Public Prosecutor v Boesel

Supreme Court

Criminal
1552 of 2017
21 Nov 2017
26 Feb 2018

Justice Oliver Saksak
Public Prosecutor
Wycliff Boesel
Ken Massing for Public Prosecutor; Tom Joe Botleng for Defendant

SENTENCE

1. Wycliff Boesel you are for Sentence today for admitting to having sexual intercourse with Kerineth Ligo without her consent on 21st November 2017 when the charge was put back to you.

2. I should remind you at this stage that the charge of sexual intercourse without consent contrary to section 90 (a) of the Penal Code Act [ CAP.135] is a very serious charge because it carries a maximum penalty of life imprisonment as specified in section 91 of the Act.

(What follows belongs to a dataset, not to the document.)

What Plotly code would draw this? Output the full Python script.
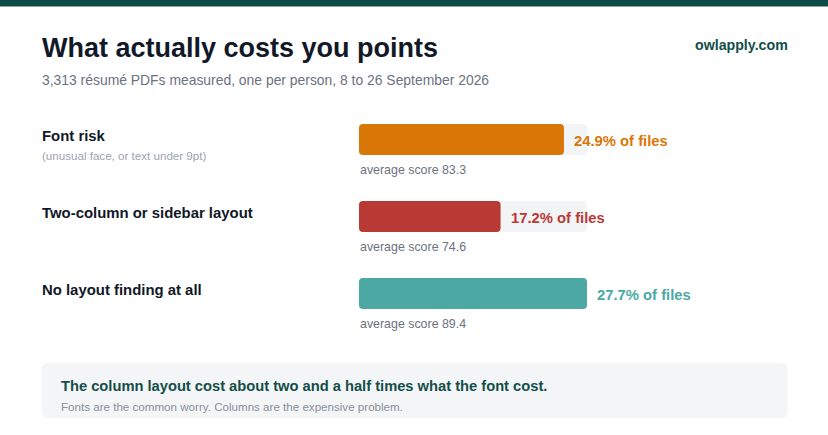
import plotly.graph_objects as go

# ---- data ----
categories = ["Font risk", "Two-column or sidebar layout", "No layout finding at all"]
sublabels = ["(unusual face, or text under 9pt)", "", ""]
share_pct = [24.9, 17.2, 27.7]
avg_score = [83.3, 74.6, 89.4]
bar_colors = ["#d97706", "#b93a34", "#4ba8a3"]

title = "What actually costs you points"
subtitle = "3,313 résumé PDFs measured, one per person, 8 to 26 September 2026"
brand = "owlapply.com"
callout_head = "The column layout cost about two and a half times what the font cost."
callout_sub = "Fonts are the common worry. Columns are the expensive problem."

# ---- layout helpers ----
W, H = 828, 435
FONT = "Liberation Sans, Arial, Helvetica, sans-serif"
ROW_PX, BAR_PX = 77, 31


def px_x(p):
    return p / W


def px_y(p):
    return 1 - p / H


track_max = max(share_pct)
track_vals = [track_max] * len(categories)

fig = go.Figure()


def add_rounded_bar(values, color, hover):
    # each bar is drawn as two overlapping pieces growing outward (one to 0,
    # one to the value) so that both outer ends receive the rounded corner
    left_base = [v * 0.65 for v in values]
    right_base = [v * 0.35 for v in values]
    pieces = [
        (left_base, [-b for b in left_base]),
        (right_base, [v - b for v, b in zip(values, right_base)]),
    ]
    for base, length in pieces:
        fig.add_trace(go.Bar(
            y=categories, x=length, base=base, orientation="h",
            marker=dict(color=color, line=dict(width=0)), width=BAR_PX / ROW_PX,
            customdata=list(zip(values, avg_score)),
            hovertemplate=hover, hoverinfo=None if hover else "skip",
            showlegend=False,
        ))


add_rounded_bar(track_vals, "#f3f4f6", None)
add_rounded_bar(share_pct, bar_colors,
                "%{y}<br>%{customdata[0]}% of files<br>average score %{customdata[1]}<extra></extra>")

ann = []
# header
ann.append(dict(text=title, x=px_x(40), y=px_y(48), xref="paper", yref="paper",
                xanchor="left", yanchor="middle", showarrow=False,
                font=dict(family=FONT, size=27, color="#111827", weight="bold")))
ann.append(dict(text=subtitle, x=px_x(40), y=px_y(79.5), xref="paper", yref="paper",
                xanchor="left", yanchor="middle", showarrow=False,
                font=dict(family=FONT, size=13.9, color="#6b7280")))
ann.append(dict(text=brand, x=px_x(790), y=px_y(45.5), xref="paper", yref="paper",
                xanchor="right", yanchor="middle", showarrow=False,
                font=dict(family=FONT, size=14.2, color="#134e4a", weight="bold")))

for cat, sub, val, score, col in zip(categories, sublabels, share_pct, avg_score, bar_colors):
    ann.append(dict(text=cat, x=px_x(40), y=cat, xref="paper", yref="y", yshift=4,
                    xanchor="left", yanchor="middle", showarrow=False,
                    font=dict(family=FONT, size=14.9, color="#111827", weight="bold")))
    if sub:
        ann.append(dict(text=sub, x=px_x(40), y=cat, xref="paper", yref="y", yshift=-15.5,
                        xanchor="left", yanchor="middle", showarrow=False,
                        font=dict(family=FONT, size=11.6, color="#9ca3af")))
    ann.append(dict(text=f"{val}% of files", x=val, y=cat, xref="x", yref="y", xshift=8, yshift=-1,
                    xanchor="left", yanchor="middle", showarrow=False,
                    font=dict(family=FONT, size=14.8, color=col, weight="bold")))
    ann.append(dict(text=f"average score {score}", x=0, y=cat, xref="x", yref="y", xshift=-1, yshift=-30,
                    xanchor="left", yanchor="middle", showarrow=False,
                    font=dict(family=FONT, size=12.4, color="#6b7280")))

# callout
ann.append(dict(text=callout_head, x=px_x(59), y=px_y(385.5), xref="paper", yref="paper",
                xanchor="left", yanchor="middle", showarrow=False,
                font=dict(family=FONT, size=14.7, color="#134e4a", weight="bold")))
ann.append(dict(text=callout_sub, x=px_x(59), y=px_y(406.5), xref="paper", yref="paper",
                xanchor="left", yanchor="middle", showarrow=False,
                font=dict(family=FONT, size=11.6, color="#8a909a")))


def rounded_rect(x0, y0, x1, y1, r):
    # pixel coords (top-left origin) -> paper path with quadratic corners
    rx, ry = r / W, r / H
    X0, X1 = px_x(x0), px_x(x1)
    Yt, Yb = px_y(y0), px_y(y1)
    return (f"M {X0+rx},{Yt} L {X1-rx},{Yt} Q {X1},{Yt} {X1},{Yt-ry} "
            f"L {X1},{Yb+ry} Q {X1},{Yb} {X1-rx},{Yb} L {X0+rx},{Yb} "
            f"Q {X0},{Yb} {X0},{Yb+ry} L {X0},{Yt-ry} Q {X0},{Yt} {X0+rx},{Yt} Z")


shapes = [
    dict(type="rect", xref="paper", yref="paper", x0=0, x1=1, y0=px_y(6.5), y1=1,
         fillcolor="#0f4c47", line=dict(width=0), layer="below"),
    dict(type="path", xref="paper", yref="paper", path=rounded_rect(41.5, 363.3, 787.5, 417.7, 6),
         fillcolor="#f3f5f6", line=dict(width=0), layer="below"),
]

y_top = 101
fig.update_layout(
    width=W, height=H,
    margin=dict(l=0, r=0, t=0, b=0),
    paper_bgcolor="#ffffff", plot_bgcolor="rgba(0,0,0,0)",
    barmode="overlay", barcornerradius=4,
    xaxis=dict(domain=[px_x(359), px_x(587)], range=[0, track_max], visible=False, fixedrange=True),
    yaxis=dict(domain=[px_y(y_top + ROW_PX * len(categories)), px_y(y_top)],
               range=[len(categories) - 0.5, -0.5], visible=False,
               type="category", categoryorder="array", categoryarray=categories, fixedrange=True),
    annotations=ann, shapes=shapes,
    font=dict(family=FONT),
)

fig.write_html(
    "out.html",
    config={"displayModeBar": False},
    post_script="document.body.style.margin='0';document.body.style.overflow='hidden';",
)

3. The facts of your offending are that in June 2016 at your house at Talise Village you had sexual intercourse without consent with the complainant Kerineth Ligo on which occasion you held her, pulled her clothes off, laid her on the floor and put your penis into her vagina. You then gave her VT 1.000. On the second occasion again at your house you removed the complainant’s clothes, spread her legs apart and shaved off her pubic hair. After that you pushed one your fingers into her vagina and then sucked on it with your tongue. After that you then put your penis into her vagina. You then paid her another VT 1.000 so she should not tell on you. The matter was reported to the police who investigated and on interviewing you, you admitted to committing those offences.

4. The complainant was only 18 years old at the time of offending. And you had asked her to come to stay with you as his house girl. Then you abused her in the ways you did. You inserted your fingers into her twice. You penetrated her twice with your penis. And you used your tongue on her vagina once. These acts were repeated and all those acts fall within the definition of sexual intercourse in section 90 of the Penal Code Act. You gave her money each time to keep her silent. These are the aggravating features of your offending.

5. Clearly you took advantage sexually of this young girl. It is well established that rape is always a very serious offence and calls for an immediate custodial sentence. Scott .v. Public Prosecutor [2002] VUCA 2 and Public Prosecutor vs Gideon [ 2002] VUCA 7.

6. In light of the above case authorities, the only appropriate punishment the Court will impose is to be a custodial sentence. This is to serve the following purposes:-

a) Mark the seriousness of your offending.

b) Mark the Court’s disapproval and condemnation of your actions.

c) A deterrence for you and like- minded persons.

d) Protect young girls and women generally.

e) Punish you adequately.

7. I therefore convict you and sentence you for one count of sexual intercourse without consent to a starting point of 8 years imprisonment as the starting point with no uplift.

8. I now consider your mitigating circumstances to reduce your sentence. First your guilty plea. It is also well established that upon a guilty plea an offender is entitled to a 1/3 reduction. Your starting sentence of 8 years imprisonment is reduced therefore by 2 years and 8 months. The balance is 5 years and 4 months.

9. I note you have performed custom reconciliation to the total value of VT 130.000 made up of:-

a) Cash- VT 100.000
b) Pigs x 2
c) Mats x 14, and
d) Rice x 1 bag

10. A custom ceremony and reconciliation should be a sign of true remorse on the part of the offender. As for you I am concerned that your relatives performed a similar ceremony in early 2017 for the same offence committed on a girl in very similar circumstances as the complainant in this case. In Criminal Case No 1026 of 2017 you were charged with 3 counts of sexual intercourse without consent. The case went for trial and about half way into the trial you decided to change your plea and pleaded guilty. This Court sentenced you on 22nd August 2017 to an end sentence of 14 years and 6 month for offences you committed in 2015. The ceremony of reconciliation in this case has not been confirmed. And for these reasons I am reluctant to allow any deductions for custom reconciliation and other factors personal to you.

11. The only other deduction I think you should be given is for the period you have been in custody. From the record you have been remanded in custody from 26th April 2017. That is a period of 6 months and 24 days. Accordingly I deduct this period from the 5 years and 4 months remaining. The balance is 4 years 6 months and 6 days.

12. You committed a repeat of your offendings in 2015 within a space of about 15 months. This is a bad indication of the kind of person you are. According to what the Court of Appeal said in PP.v. Gideon the only place you should be is in the Correctional Centre. And for you, it will be a long time because the Court will make your end sentence of 4 years 6 months and 6 days consecutive to your current sentence of 14 years and 6 months.

13. I therefore sentence you to an end sentence of 4 years 6 months and 6 days. I order that this sentence be added to your current sentence of 14 years and 6 months imposed by the Court in August 2017 in Criminal Case No. 1026 of 2017.

14. That is the sentence of the Court. You have a right of appeal against sentence within 14 days if you so choose.